Almost half of these tweets are neutral in sentiment (N=584, 44.4%); 378 were positive (28.7%) and 200 negative (15.2%). However, 154 tweets were classified as UNCLEAR (8.7%)—many are ambiguous as to whether they evaluate an imitation of an accent or the accent itself, such as when describing an actor’s performance (which is common among these types of tweets):

UNCLEAR: his New York accent is so bad /:

Examples such as these pose significant obstacles to automated sentiment analysis—which has been extended to Twitter data (see for instance Pak and Paroubek, 2010)—particularly of language attitudes. Automatic methods would simply code the tweet as negative without recognizing the need to differentiate its underlying meaning. It is noteworthy, however, that even if every UNCLEAR tweet is actually expressing negative sentiment, there would still be a greater number of tweets with positive opinions of NYCE speech than negative ones. Furthermore, when Twitter users reference a specific NYCE feature, their evaluation of it is more likely to be positive, regardless of whether they use standard (N=79) or nonstandard (N=568) orthography to represent the feature.
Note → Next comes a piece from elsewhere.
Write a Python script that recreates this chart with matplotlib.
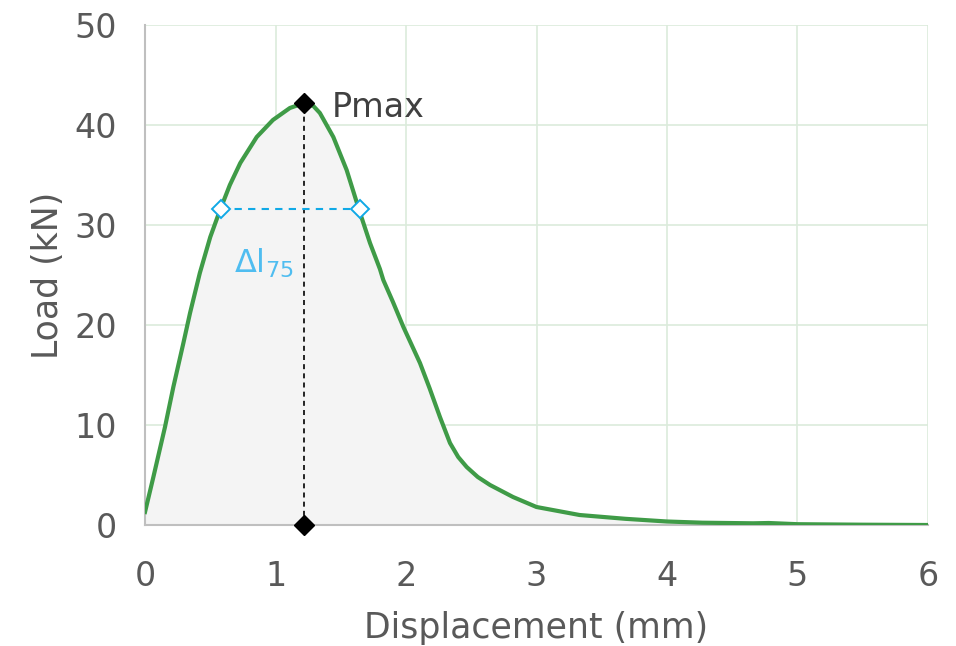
import numpy as np
import matplotlib.pyplot as plt

# load-displacement curve
disp = [0.0, 0.064, 0.153, 0.217, 0.294, 0.345, 0.42, 0.50, 0.575, 0.65, 0.73, 0.856,
        0.98, 1.11, 1.22, 1.29, 1.34, 1.443, 1.545, 1.648, 1.724, 1.80, 1.826, 1.90,
        1.98, 2.04, 2.107, 2.18, 2.26, 2.337, 2.40, 2.465, 2.55, 2.644, 2.82, 3.0,
        3.33, 3.68, 4.0, 4.27, 4.66, 4.78, 5.0, 5.5, 6.0]
load = [1.3, 4.8, 9.8, 13.8, 18.2, 21.2, 25.2, 28.8, 31.5, 34.0, 36.2, 38.8,
        40.5, 41.7, 42.2, 41.9, 41.2, 38.8, 35.5, 31.2, 28.2, 25.6, 24.5, 22.3,
        19.8, 18.1, 16.2, 13.7, 10.8, 8.2, 6.8, 5.8, 4.8, 4.0, 2.8, 1.8,
        1.0, 0.62, 0.35, 0.23, 0.17, 0.2, 0.08, 0.03, 0.0]

x_pmax = 1.22
pmax = 42.2
x75 = [0.58, 1.645]
p75 = 0.75 * pmax

xticks = [0, 1, 2, 3, 4, 5, 6]
yticks = [0, 10, 20, 30, 40, 50]

txt = '#595959'
green = '#3f9b47'
blue = '#10a9e6'

fig = plt.figure(figsize=(9.56, 6.46), dpi=100)
ax = fig.add_axes([0.1517, 0.1873, 0.819, 0.774])

ax.fill_between(disp, load, 0, color='#f4f4f4', zorder=1)
ax.plot(disp, load, color=green, lw=3, zorder=3, solid_joinstyle='round')

# Pmax markers
ax.plot([x_pmax, x_pmax], [0, pmax], color='black', ls=(0, (3, 2.5)), lw=1.2, zorder=4)
ax.plot([x_pmax, x_pmax], [0, pmax], 'D', color='black', ms=10, zorder=5, clip_on=False)
ax.text(x_pmax + 0.21, pmax - 0.4, 'Pmax', fontsize=24, color='#404040', va='center')

# delta l 75
ax.plot(x75, [p75, p75], color=blue, ls=(0, (3.5, 3)), lw=1.5, zorder=4)
ax.plot(x75, [p75, p75], 'D', mfc='white', mec=blue, mew=1.4, ms=9, zorder=5)
ax.text(0.68, 26.2, r'$\Delta$l$_{75}$', fontsize=23, color='#4fbdf0', va='center')

ax.set_xlim(0, 6)
ax.set_ylim(0, 50)
ax.set_xticks(xticks)
ax.set_yticks(yticks)
ax.grid(True, color='#dcebdc', lw=1.2, zorder=0)
ax.set_axisbelow(True)
for s in ['top', 'right']:
    ax.spines[s].set_visible(False)
for s in ['left', 'bottom']:
    ax.spines[s].set_color('#bfbfbf')
    ax.spines[s].set_linewidth(1.5)
ax.tick_params(length=0, labelsize=24, labelcolor=txt)
ax.tick_params(axis='x', pad=25)
ax.tick_params(axis='y', pad=20)

ax.set_xlabel('Displacement (mm)', fontsize=25, color=txt, labelpad=13)
ax.set_ylabel('Load (kN)', fontsize=25, color=txt, labelpad=7)

fig.savefig('out.png', dpi=100)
These findings portray a broader range of reactions to NYCE than the language attitudes speakers have presented when engaged in academic research. The paper will include discussion of both negative and positive language attitudes that Twitter users espouse concerning the dialect features associated with NYCE. For instance, any tweets with positive sentiment will be examined to determine if they represent instances of “covert prestige” (Labov 1966), whereby speakers use stigmatized varieties for in-group identification and solidarity. Additional discussion will focus on which regional features evoke the most meta-commentary. Furthermore, I will explore the extent to which Twitter users draw (additional) attention to non-standard forms they employ through capitalization ( NEW YAWK), hashtags ( #newyawk), and other orthographic means.

Bibliography Bamman, D. (2011). Lexicalist. http://www.lexicalist.com/ (accessed 30 August 2015). Labov, W. (1966). The Social Stratification of English in New York City. Washington, D. C.: Center for Applied Linguistics. Pak, A. and Paroubek, P. (2010). Twitter as a Corpus for Sentiment Analysis and Opinion Mining. Proceedings of Language Resource and Evaluation Conference (LREC), Valletta, Malta. Preston, D. (2003). Language with an attitude. In J. K. Chambers, Peter Trudgill and Natalie Schilling-Estes (eds), The Handbook of Language Variation and Change. Oxford: Wiley- Blackwell, pp. 40-66. Russ, B. (2012). Examining large-scale regional variation through online geotagged corpora. Presented at the 2012 American Dialect Society Annual Meeting.